Dependency of f states in fluorite-type XO2 (X = Ce, Th, U) on the stability and electronic state of doped transition metals

Abstract

Fluorite-type XO₂ (X = Ce, Th, U) have versatile technological and industrial applications, and the behavior of impurities in the oxides is one of the engaging topics for their application. However, the fundamental behaviors of impurities are still lacking. Herein, we conduct a systematic first-principles DFT+U screening to find the trends of transition metal (TM) behaviors in the three dioxides in terms of energetics and electronic states, with a particular focus on the dependency of f electronic states of the hosts. In order to overcome the long-standing bottleneck of determining the true oxidation state of multivalent TMs, Ce and U, a more rigorous method based on counting orbital occupation numbers of f and d orbitals is performed for clarification. The calculated incorporation energies and formation energies of TMs show that the relative stability of TMs in the three XO₂ exhibits similar trends, indicative of the dominant roles played by the host oxides with the same crystal structure and very close lattice parameters.
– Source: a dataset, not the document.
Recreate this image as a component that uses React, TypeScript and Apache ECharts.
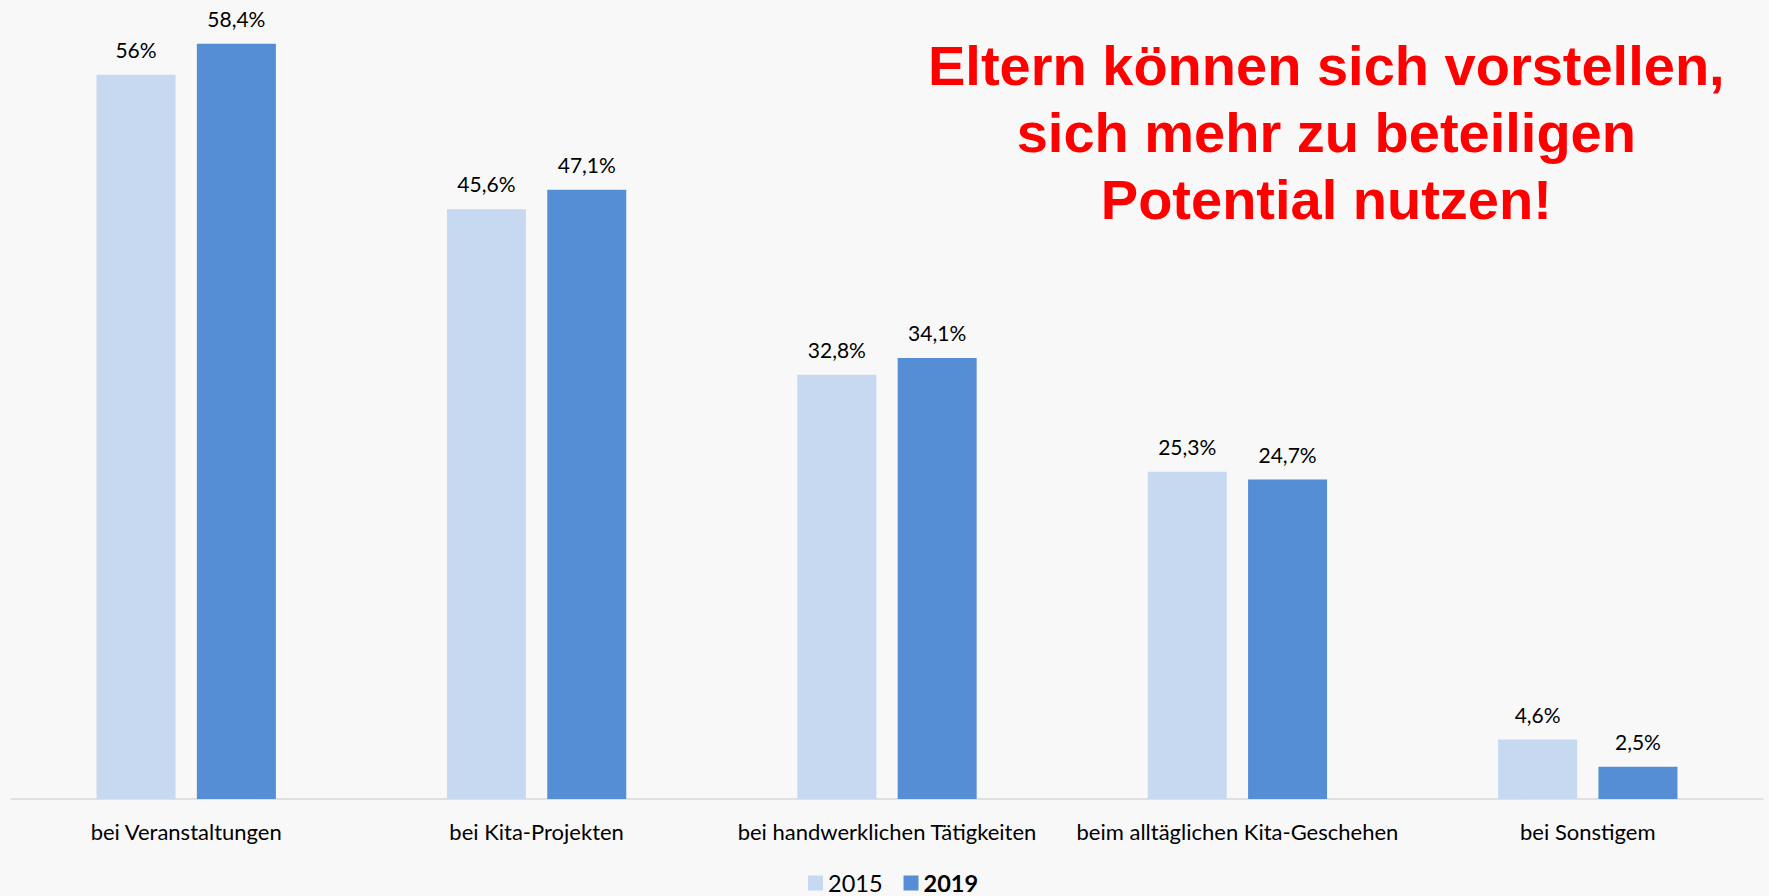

On the other hand, the quantitative differences in the stability and electronic state of doped TMs could be mainly attributed to the differences in the electronic structure of host XO₂. The 5f electrons in UO₂ are more delocalized than 4f in CeO₂, suppressing the formation of high oxidation states of TMs in the former. For ThO₂ with the negligible f electrons associated with monovalent Th⁴⁺, the doped TMs tend to adopt the oxidation states close to TM⁴⁺, achieving the electronically matched states. The appearance of a few unusual oxidation states of TMs sheds light on the flexible delocalization–localization mutual transition of f or d valence electrons.